Para la población yemení, las cosas no fueron mejores, después de la renuncia del presidente Abdullah Saleh, la nación entró en una guerra civil que ha dejado miles de muertos, además de que ha generado una gran crisis económica y alimentaria en todo el territorio de ese país, sin mencionar que grupos terroristas islámicos como Al-Qaeda e ISIS aprovecharon el conflicto armado para obtener control territorial.
En el caso de Iraq, si bien las revueltas no fueron lo suficientemente fuertes para derrumbar el de por sí frágil parlamentarismo iraquí, debilitaron políticamente a las instituciones generadas a raíz de la intervención estadounidense del 2003, lo cual a su vez ocasionó que socialmente los iraquís chiitas y sunitas se polarizaran, y eso generó a su vez que grupos terroristas tomaran el control del noroeste del país, sin mencionar que también sectores políticos islamistas conservadores están consiguiendo cada vez más apoyo popular frente a la incapacidad del gobierno iraquí para mejorar la situación actual del país.
Finalmente, en Siria la revuelta se convirtió en una guerra civil donde la oposición rápidamente se fragmentó en múltiples frentes que no han logrado consolidarse bajo un bloque; para empeorar la situación, son minoría los grupos insurgentes que procuran la libertad y la instalación de instituciones democráticas, pues la mayoría son grupos radicales que buscan venganza política contra el régimen, y otros más son filiales de grupos terroristas islámicos que pretenden instalar un régimen teocrático en el territorio sirio.
Es lamentable que un evento de tantas expectativas como lo fueron las protestas árabes cuyo inicio estuvo marcado por la lucha contra las tiranías, terminara derivando en una serie de pseudo-gobiernos extremistas, conservadores y nada democráticos.
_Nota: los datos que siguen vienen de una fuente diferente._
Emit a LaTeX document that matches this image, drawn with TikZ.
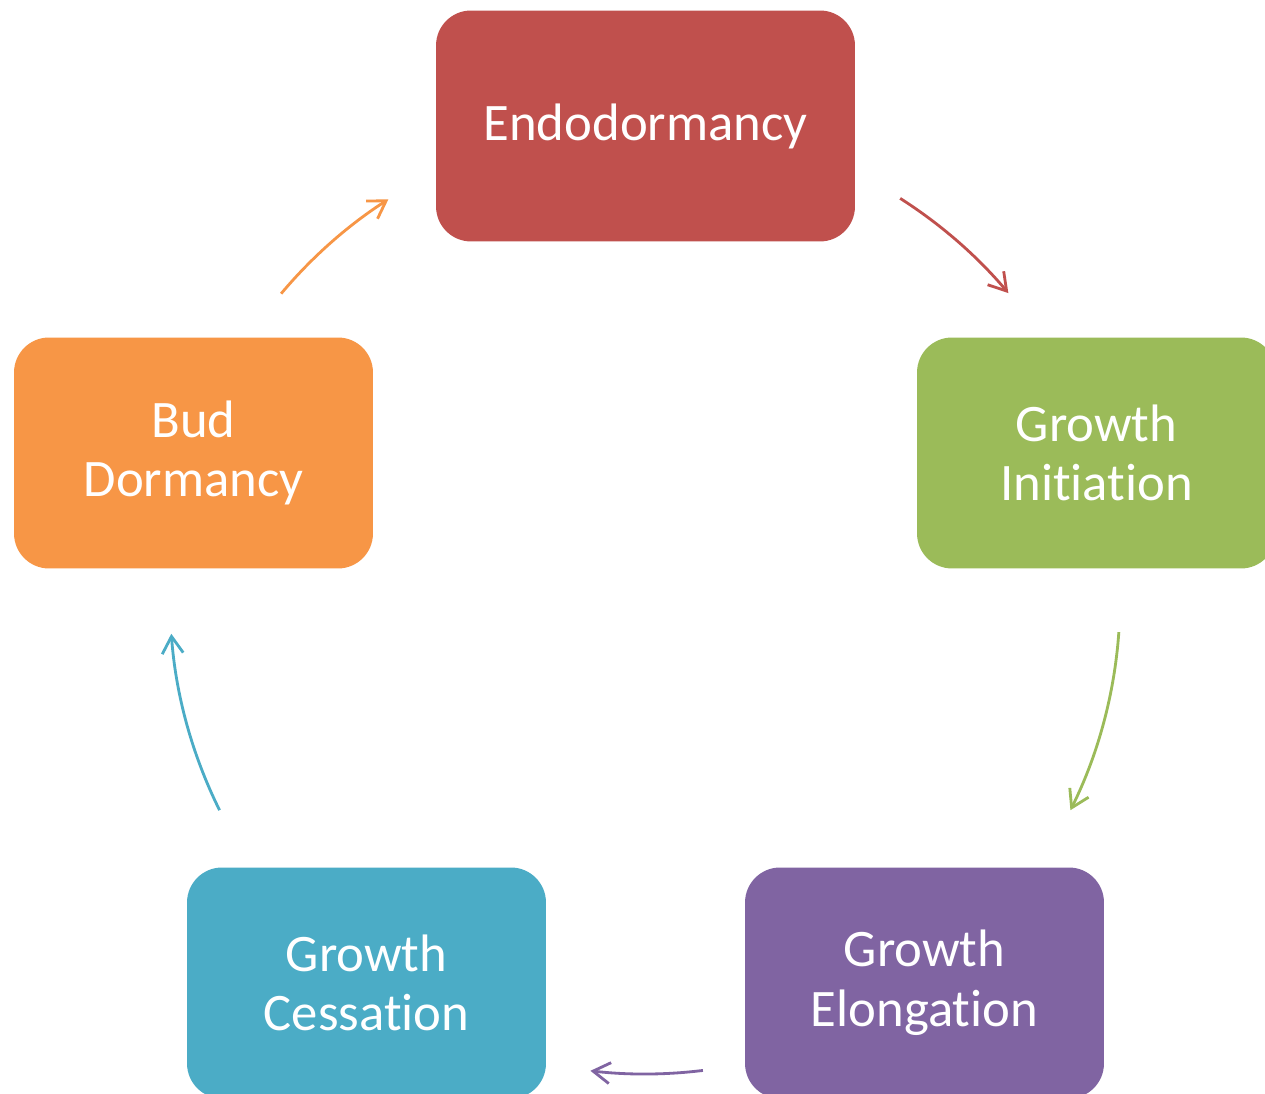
\documentclass[tikz,border=0pt]{standalone}
\usepackage{fontspec}
\setmainfont{Carlito}[Ligatures={NoCommon}]
\usetikzlibrary{arrows.meta}
\definecolor{endo}{HTML}{C0504D}
\definecolor{init}{HTML}{9BBB59}
\definecolor{elong}{HTML}{8064A2}
\definecolor{cess}{HTML}{4BACC6}
\definecolor{bud}{HTML}{F79646}
\tikzset{
  stage/.style={rectangle, rounded corners=0.7cm, fill=#1, text=white,
    minimum width=7.18cm, minimum height=4.62cm, align=center,
    font=\fontsize{30}{34}\selectfont, inner sep=0pt},
  cyc/.style={draw=#1, line width=1.6pt,
    -{Straight Barb[length=0.34cm, width=0.42cm, line width=1.6pt]}}
}
\begin{document}
\begin{tikzpicture}[x=0.02cm, y=0.02cm]
  \useasboundingbox (0,0) rectangle (1265,1094);
  \clip (0,0) rectangle (1265,1094);
  \fill[white] (0,0) rectangle (1265,1094);
  % the five stages of the cycle
  \node[stage=endo, minimum width=8.38cm] (endo) at (645.5,968) {Endodormancy};
  \node[stage=init]  (init)  at (1096.5,641) {Growth\\Initiation};
  \node[stage=elong] (elong) at (924.5,111)  {Growth\\Elongation};
  \node[stage=cess]  (cess)  at (366.5,111)  {Growth\\Cessation};
  \node[stage=bud]   (bud)   at (193.5,641)  {Bud\\Dormancy};
  % arcs of one circle joining the stages
  \coordinate (hub) at (645,495);
  \draw[cyc=endo]  (hub) ++(57.5:475)  arc[start angle=57.5,  end angle=40.1,  radius=475];
  \draw[cyc=init]  (hub) ++(-4:475)    arc[start angle=-4,    end angle=-26.4, radius=475];
  \draw[cyc=elong] (hub) ++(-83:475)   arc[start angle=-83,   end angle=-96.6, radius=475];
  \draw[cyc=cess]  (hub) ++(206.4:475) arc[start angle=206.4, end angle=184.2, radius=475];
  \draw[cyc=bud]   (hub) ++(140:475)   arc[start angle=140,   end angle=122.7, radius=475];
\end{tikzpicture}
\end{document}
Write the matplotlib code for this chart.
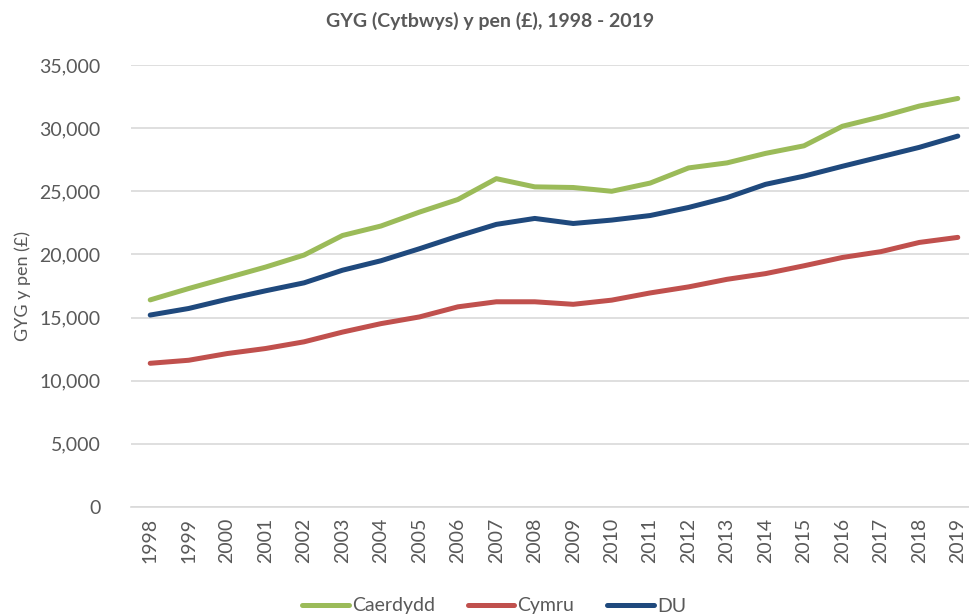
import matplotlib
matplotlib.use("Agg")
import matplotlib.pyplot as plt
from matplotlib.ticker import FuncFormatter, MultipleLocator

years = [str(y) for y in range(1998, 2020)]
caerdydd = [16400, 17300, 18150, 19000, 19950, 21500, 22250, 23350, 24350, 26000,
            25350, 25300, 25000, 25650, 26850, 27250, 28000, 28600, 30150, 30900,
            31750, 32350]
cymru = [11380, 11620, 12150, 12550, 13080, 13850, 14520, 15050, 15850, 16250,
         16250, 16050, 16380, 16950, 17430, 18030, 18480, 19100, 19760, 20220,
         20950, 21350]
du = [15200, 15720, 16450, 17120, 17750, 18750, 19500, 20450, 21450, 22380,
      22850, 22450, 22720, 23080, 23720, 24500, 25550, 26200, 26980, 27730,
      28480, 29370]
series_names = ["Caerdydd", "Cymru", "DU"]
colors = ["#9BBB59", "#C0504D", "#1F497D"]
title = "GYG (Cytbwys) y pen (£), 1998 - 2019"
ylabel = "GYG y pen (£)"

plt.rcParams['font.family'] = ['Lato', 'DejaVu Sans']

fig = plt.figure(figsize=(9.69, 6.14), dpi=100)
ax = fig.add_axes([131/969, 1-507/614, (977-131)/969, (507-65)/614])

x = list(range(len(years)))
for vals, name, c in zip([caerdydd, cymru, du], series_names, colors):
    ax.plot(x, vals, color=c, lw=3.6, label=name, solid_capstyle='round')

ax.set_xlim(-0.5, len(years) - 0.5)
ax.set_ylim(0, 35000)
ax.yaxis.set_major_locator(MultipleLocator(5000))
ax.yaxis.set_major_formatter(FuncFormatter(lambda v, p: f"{int(v):,}"))
ax.set_xticks(x)
ax.set_xticklabels(years, rotation=90)
ax.grid(axis='y', color='#D9D9D9', lw=1.2)
ax.set_axisbelow(True)
for s in ['top', 'right', 'left']:
    ax.spines[s].set_visible(False)
ax.spines['bottom'].set_color('#D9D9D9')
ax.spines['bottom'].set_linewidth(1.2)
ax.tick_params(axis='both', length=0, labelsize=14, colors='#595959', pad=8)
ax.tick_params(axis='y', pad=22)

ax.set_ylabel(ylabel, fontsize=13, color='#595959')
ax.yaxis.set_label_coords(-0.118, 0.5)

fig.text(490/969, 1-21/614, title, ha='center', va='center', fontsize=14,
         fontweight='bold', color='#595959')

fig.legend(loc='center', bbox_to_anchor=(494/969, 1-606/614), ncol=3, frameon=False,
           fontsize=14, handlelength=2.4, columnspacing=1.7, handletextpad=0.15,
           labelcolor='#595959')

fig.savefig("out.png", dpi=100)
Al final la dichosa primavera árabe fue realmente un temible invierno de retroceso económico, político y sobre todo social para la mayoría de las naciones donde se vivió este histórico evento.
Sin embargo aún hay esperanza de algún posible cambio, aunque la mayoría de las naciones árabes sufrieron terribles retrocesos, el pueblo tunecino aún no ha cedido a radicalismos de ningún tipo y podría incluso convertirse en ejemplo a seguir en un futuro no muy distante, donde la cultura árabe, la democracia y la libertad pueden convivir armoniosamente.
En ese contexto, es indispensable que la comunidad internacional así como las distintas organizaciones en favor de los derechos humanos ejerzan presión para hacer que este “invierno árabe” empiece a darle paso a una autentica primavera, pues la población de estos países no parece aguantar mucho más los flagelos de ese invierno.